**Source excerpt**
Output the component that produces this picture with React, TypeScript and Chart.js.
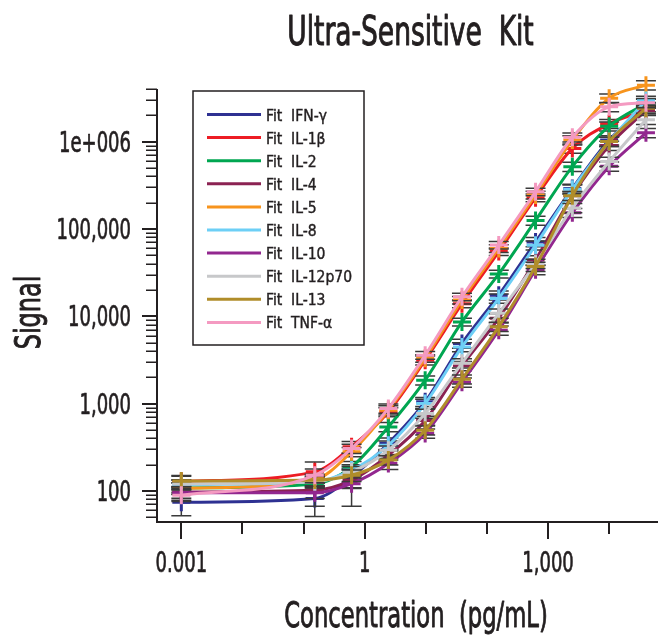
import React, { useEffect, useRef } from 'react';
import { Chart, registerables } from 'chart.js';

Chart.register(...registerables);

// ---------------- data ----------------
const concentrations = [0.001, 0.1526, 0.6104, 2.441, 9.766, 39.06, 156.25, 625, 2500, 10000, 40000];

const seriesNames = ['IFN-γ', 'IL-1β', 'IL-2', 'IL-4', 'IL-5', 'IL-8', 'IL-10', 'IL-12p70', 'IL-13', 'TNF-α'];
const seriesColors = ['#2e3192', '#ed1c24', '#00a651', '#8b2252', '#f7941d', '#6dcff6', '#92278f', '#c7c8ca', '#b08d2a', '#f49ac1'];

const ifnG = [74, 82, 145, 350, 1050, 4870, 17400, 71000, 290000, 1040000, 2500000];
const il1b = [128, 165, 320, 800, 3130, 13900, 55000, 228000, 835000, 1600000, 2270000];
const il2 = [108, 120, 188, 540, 1850, 8600, 30500, 125000, 516000, 1500000, 2730000];
const il4 = [97, 102, 133, 256, 640, 2700, 9500, 44000, 240000, 900000, 2270000];
const il5 = [107, 135, 280, 840, 3300, 15300, 59800, 245000, 1040000, 3140000, 4430000];
const il8 = [118, 128, 173, 333, 1000, 4450, 16000, 65000, 284000, 1000000, 2950000];
const il10 = [95, 95, 121, 206, 455, 1750, 6900, 34000, 153000, 520000, 1260000];
const il12p70 = [120, 127, 165, 292, 770, 2900, 10800, 40000, 174000, 590000, 1780000];
const il13 = [130, 133, 151, 225, 495, 1900, 7600, 37000, 240000, 1000000, 2400000];
const tnfA = [89, 151, 305, 880, 3580, 16700, 65200, 266000, 1120000, 2500000, 2780000];

// error bars: standard deviation as % of signal
const errIfnG = [30, 38, 25, 15, 12, 12, 12, 12, 12, 12, 12];
const errIl1b = [15, 30, 15, 12, 12, 10, 10, 10, 12, 12, 12];
const errIl2 = [15, 18, 15, 12, 12, 10, 10, 12, 12, 12, 12];
const errIl4 = [15, 20, 20, 12, 12, 12, 12, 12, 12, 12, 12];
const errIl5 = [15, 15, 12, 12, 10, 10, 10, 10, 12, 12, 12];
const errIl8 = [12, 15, 15, 12, 12, 12, 12, 12, 12, 12, 12];
const errIl10 = [18, 30, 45, 15, 12, 12, 12, 12, 12, 12, 12];
const errIl12p70 = [12, 15, 15, 12, 12, 12, 12, 12, 12, 12, 12];
const errIl13 = [15, 15, 15, 12, 12, 12, 12, 12, 12, 12, 12];
const errTnfA = [15, 18, 12, 12, 10, 10, 10, 10, 12, 12, 12];

const seriesValues = [ifnG, il1b, il2, il4, il5, il8, il10, il12p70, il13, tnfA];
const seriesErrors = [errIfnG, errIl1b, errIl2, errIl4, errIl5, errIl8, errIl10, errIl12p70, errIl13, errTnfA];

// axes
const xMin = 0.0004;
const xMax = 63000;
const yMin = 44;
const yMax = 4000000;
const xTickValues = [0.001, 0.01, 0.1, 1, 10, 100, 1000, 10000];
const xTickLabels = ['0.001', '', '', '1', '', '', '1,000', ''];
const yTickValues = [100, 1000, 10000, 100000, 1000000];
const yTickLabels = ['100', '1,000', '10,000', '100,000', '1e+006'];
const yMinorMultipliers = [2, 3, 4, 5, 6, 7, 8, 9];
const yMinorDecades = [10, 100, 1000, 10000, 100000, 1000000];

const titleText = 'Ultra-Sensitive  Kit';
const xTitle = 'Concentration  (pg/mL)';
const yTitle = 'Signal';

const FONT = "'DejaVu Sans Condensed', 'Liberation Sans Narrow', sans-serif";
const INK = '#231f20';

// draw horizontally condensed text (the reference uses a narrow face)
function condensedText(
  ctx: CanvasRenderingContext2D,
  text: string,
  x: number,
  y: number,
  size: number,
  squeeze: number,
  align: CanvasTextAlign,
  weight: number,
  rotate = false
) {
  ctx.save();
  ctx.translate(x, y);
  if (rotate) ctx.rotate(-Math.PI / 2);
  ctx.scale(squeeze, 1);
  ctx.font = `${size}px ${FONT}`;
  ctx.fillStyle = INK;
  ctx.strokeStyle = INK;
  ctx.lineWidth = weight;
  ctx.lineJoin = 'round';
  ctx.textAlign = align;
  ctx.textBaseline = 'alphabetic';
  ctx.fillText(text, 0, 0);
  if (weight > 0) ctx.strokeText(text, 0, 0);
  ctx.restore();
}

// ---------------- plugins ----------------
const errorBarPlugin = {
  id: 'errorBars',
  beforeDatasetDraw(chart: any, args: any) {
    const i = args.index;
    const vals = seriesValues[i];
    const errs = seriesErrors[i];
    const xs = chart.scales.x;
    const ys = chart.scales.y;
    const ctx = chart.ctx;
    ctx.save();
    ctx.strokeStyle = '#3a3a3a';
    ctx.lineWidth = 1.5;
    concentrations.forEach((c, j) => {
      const v = vals[j];
      const sd = (v * errs[j]) / 100;
      const px = xs.getPixelForValue(c);
      const top = ys.getPixelForValue(v + sd);
      const bot = ys.getPixelForValue(Math.max(v - sd, 1));
      ctx.beginPath();
      ctx.moveTo(px, top);
      ctx.lineTo(px, bot);
      ctx.moveTo(px - 10, top);
      ctx.lineTo(px + 10, top);
      ctx.moveTo(px - 10, bot);
      ctx.lineTo(px + 10, bot);
      ctx.stroke();
    });
    ctx.restore();
  },
};

const axesPlugin = {
  id: 'customAxes',
  afterDatasetsDraw(chart: any) {
    const { ctx, chartArea } = chart;
    const xs = chart.scales.x;
    const ys = chart.scales.y;
    ctx.save();
    ctx.strokeStyle = INK;
    ctx.lineWidth = 2;
    ctx.lineCap = 'butt';
    // axis lines
    ctx.beginPath();
    ctx.moveTo(chartArea.left, chartArea.top);
    ctx.lineTo(chartArea.left, chartArea.bottom + 1);
    ctx.moveTo(chartArea.left - 1, chartArea.bottom);
    ctx.lineTo(chartArea.right, chartArea.bottom);
    ctx.stroke();
    // x ticks
    ctx.beginPath();
    xTickValues.forEach((v, k) => {
      const px = Math.round(xs.getPixelForValue(v));
      const len = xTickLabels[k] ? 17 : 12;
      ctx.moveTo(px, chartArea.bottom);
      ctx.lineTo(px, chartArea.bottom + len);
    });
    // y major ticks
    yTickValues.forEach((v) => {
      const py = Math.round(ys.getPixelForValue(v));
      ctx.moveTo(chartArea.left, py);
      ctx.lineTo(chartArea.left - 15, py);
    });
    ctx.stroke();
    // y minor ticks
    ctx.lineWidth = 1.5;
    ctx.beginPath();
    yMinorDecades.forEach((d) => {
      yMinorMultipliers.forEach((m) => {
        const v = d * m;
        if (v < yMin || v > yMax) return;
        const py = Math.round(ys.getPixelForValue(v)) + 0.25;
        ctx.moveTo(chartArea.left, py);
        ctx.lineTo(chartArea.left - 11, py);
      });
    });
    ctx.stroke();
    ctx.restore();

    // tick labels, placed through the scales
    xTickValues.forEach((v, k) => {
      if (!xTickLabels[k]) return;
      condensedText(ctx, xTickLabels[k], xs.getPixelForValue(v), 571.5, 28, 0.715, 'center', 0.7);
    });
    yTickValues.forEach((v, k) => {
      condensedText(ctx, yTickLabels[k], 131, ys.getPixelForValue(v) + 10.2, 28, 0.715, 'right', 0.7);
    });

    // titles
    const midX = (chartArea.left + chartArea.right) / 2;
    const midY = (chartArea.top + chartArea.bottom) / 2;
    condensedText(ctx, titleText, midX + 3, 45, 40, 0.736, 'center', 1);
    condensedText(ctx, xTitle, midX + 8.5, 626.5, 36, 0.7, 'center', 0.9);
    condensedText(ctx, yTitle, 40, midY + 7, 36, 0.74, 'center', 0.9, true);
  },
};

const legendPlugin = {
  id: 'boxLegend',
  afterDraw(chart: any) {
    const ctx = chart.ctx;
    const bx = 193;
    const by = 91;
    const bw = 171;
    const bh = 254;
    ctx.save();
    ctx.fillStyle = '#ffffff';
    ctx.fillRect(bx, by, bw, bh);
    ctx.strokeStyle = INK;
    ctx.lineWidth = 1.5;
    ctx.strokeRect(bx, by, bw, bh);
    ctx.font = `15.5px ${FONT}`;
    ctx.textBaseline = 'alphabetic';
    ctx.textAlign = 'left';
    seriesNames.forEach((name, i) => {
      const y = 114.5 + i * 23.1;
      ctx.strokeStyle = seriesColors[i];
      ctx.lineWidth = 3;
      ctx.beginPath();
      ctx.moveTo(207, y);
      ctx.lineTo(261, y);
      ctx.stroke();
      ctx.fillStyle = INK;
      ctx.strokeStyle = INK;
      ctx.lineWidth = 0.4;
      ctx.fillText('Fit  ' + name, 266, y + 6);
      ctx.strokeText('Fit  ' + name, 266, y + 6);
    });
    ctx.restore();
  },
};

// ---------------- component ----------------
export default function App() {
  const canvasRef = useRef<HTMLCanvasElement | null>(null);

  useEffect(() => {
    const canvas = canvasRef.current;
    if (!canvas) return;
    const n = seriesNames.length;
    const chart = new Chart(canvas, {
      type: 'line',
      data: {
        datasets: seriesNames.map((name, i) => ({
          label: 'Fit  ' + name,
          data: concentrations.map((c, j) => ({ x: c, y: seriesValues[i][j] })),
          borderColor: seriesColors[i],
          backgroundColor: seriesColors[i],
          borderWidth: 3,
          pointStyle: 'cross',
          pointRadius: 9,
          pointBorderWidth: 3,
          pointBorderColor: seriesColors[i],
          pointHoverRadius: 9,
          cubicInterpolationMode: 'monotone',
          fill: false,
          clip: false,
          order: n - 1 - i,
        })),
      },
      options: {
        animation: false,
        responsive: false,
        maintainAspectRatio: false,
        devicePixelRatio: 1,
        layout: { autoPadding: false, padding: { left: 0, right: 0, top: 89, bottom: 0 } },
        plugins: {
          legend: { display: false },
          tooltip: { enabled: false },
          title: { display: false },
        },
        scales: {
          x: {
            type: 'logarithmic',
            position: 'bottom',
            min: xMin,
            max: xMax,
            bounds: 'data',
            afterBuildTicks: (scale: any) => {
              scale.ticks = xTickValues.map((v) => ({ value: v }));
            },
            afterFit: (scale: any) => {
              scale.height = 113;
            },
            grid: { display: false, drawTicks: false },
            border: { display: false },
            ticks: { display: false },
            title: { display: false },
          },
          y: {
            type: 'logarithmic',
            position: 'left',
            min: yMin,
            max: yMax,
            bounds: 'data',
            afterBuildTicks: (scale: any) => {
              scale.ticks = yTickValues.map((v) => ({ value: v }));
            },
            afterFit: (scale: any) => {
              scale.width = 157;
            },
            grid: { display: false, drawTicks: false },
            border: { display: false },
            ticks: { display: false },
            title: { display: false },
          },
        },
      },
      plugins: [errorBarPlugin, axesPlugin, legendPlugin],
    } as any);
    return () => chart.destroy();
  }, []);

  return (
    <div style={{ position: 'fixed', left: 0, top: 0, width: 658, height: 635, background: '#ffffff' }}>
      <canvas ref={canvasRef} width={658} height={635} style={{ width: 658, height: 635, display: 'block' }} />
    </div>
  );
}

**Request**
Check each line above for the word "React" and give the number of lines that have it, nothing else.

**Output below**
2